Exercise details: Look through the data and write out every line with the word "this" in it.

Recorded information:

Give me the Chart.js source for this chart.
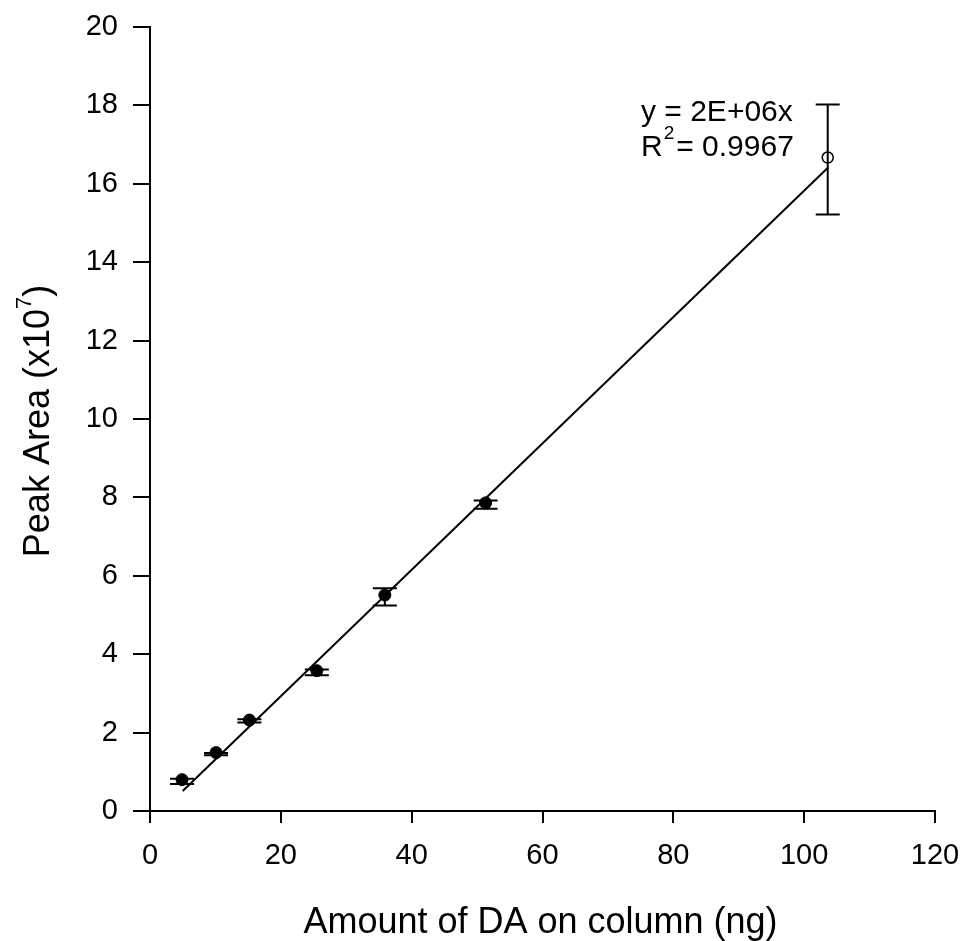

==

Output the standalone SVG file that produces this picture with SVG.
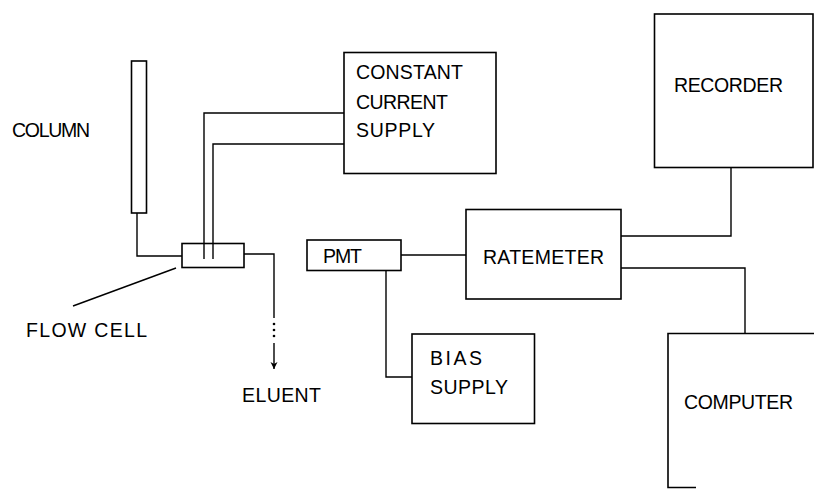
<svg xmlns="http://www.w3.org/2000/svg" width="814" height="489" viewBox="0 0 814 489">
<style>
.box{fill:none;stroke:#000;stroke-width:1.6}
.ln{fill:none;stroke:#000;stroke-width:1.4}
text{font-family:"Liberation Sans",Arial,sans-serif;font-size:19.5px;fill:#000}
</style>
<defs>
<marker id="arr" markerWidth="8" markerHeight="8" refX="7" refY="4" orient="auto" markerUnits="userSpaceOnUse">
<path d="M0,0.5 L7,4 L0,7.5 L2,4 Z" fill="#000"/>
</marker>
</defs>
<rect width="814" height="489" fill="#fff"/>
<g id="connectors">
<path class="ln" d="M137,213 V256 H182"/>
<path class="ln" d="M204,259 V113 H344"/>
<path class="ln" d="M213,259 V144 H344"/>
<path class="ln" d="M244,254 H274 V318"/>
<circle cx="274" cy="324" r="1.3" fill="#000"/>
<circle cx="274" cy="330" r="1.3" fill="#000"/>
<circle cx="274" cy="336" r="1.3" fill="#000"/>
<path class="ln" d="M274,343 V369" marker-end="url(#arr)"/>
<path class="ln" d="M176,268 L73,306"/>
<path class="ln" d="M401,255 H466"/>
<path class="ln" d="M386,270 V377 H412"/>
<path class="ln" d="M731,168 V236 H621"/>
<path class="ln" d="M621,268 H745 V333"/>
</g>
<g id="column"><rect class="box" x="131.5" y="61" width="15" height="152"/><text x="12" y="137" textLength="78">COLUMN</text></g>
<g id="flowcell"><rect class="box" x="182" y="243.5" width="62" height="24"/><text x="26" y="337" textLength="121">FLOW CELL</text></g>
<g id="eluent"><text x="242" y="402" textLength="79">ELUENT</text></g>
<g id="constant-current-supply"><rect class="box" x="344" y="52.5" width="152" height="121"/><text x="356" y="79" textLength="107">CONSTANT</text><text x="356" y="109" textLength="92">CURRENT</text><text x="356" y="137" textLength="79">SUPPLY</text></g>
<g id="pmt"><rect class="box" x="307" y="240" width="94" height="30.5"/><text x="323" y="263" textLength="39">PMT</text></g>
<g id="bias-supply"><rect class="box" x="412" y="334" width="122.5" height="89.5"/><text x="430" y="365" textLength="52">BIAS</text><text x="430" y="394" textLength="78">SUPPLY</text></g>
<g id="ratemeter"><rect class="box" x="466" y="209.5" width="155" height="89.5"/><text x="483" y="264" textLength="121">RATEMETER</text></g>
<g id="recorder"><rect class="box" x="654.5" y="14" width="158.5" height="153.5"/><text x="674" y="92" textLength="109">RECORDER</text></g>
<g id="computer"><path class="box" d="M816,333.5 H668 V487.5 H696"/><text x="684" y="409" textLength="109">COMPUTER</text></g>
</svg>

...

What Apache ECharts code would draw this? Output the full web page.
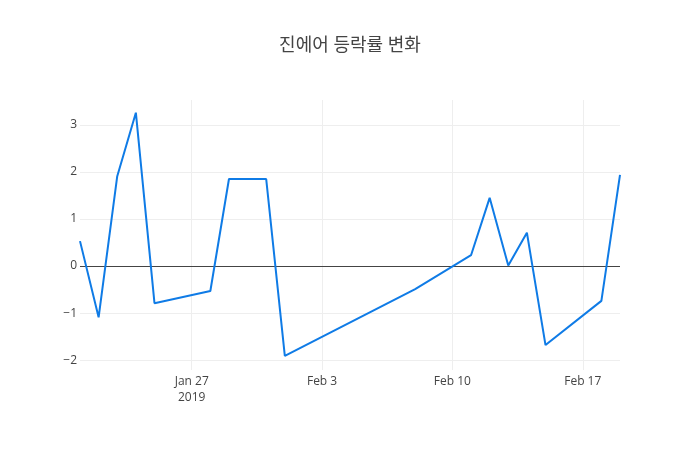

Task response:
Give me the Chart.js source for this chart.
Output the standalone SVG file that produces this picture with SVG.
What Apache ECharts code would draw this? Output the full web page.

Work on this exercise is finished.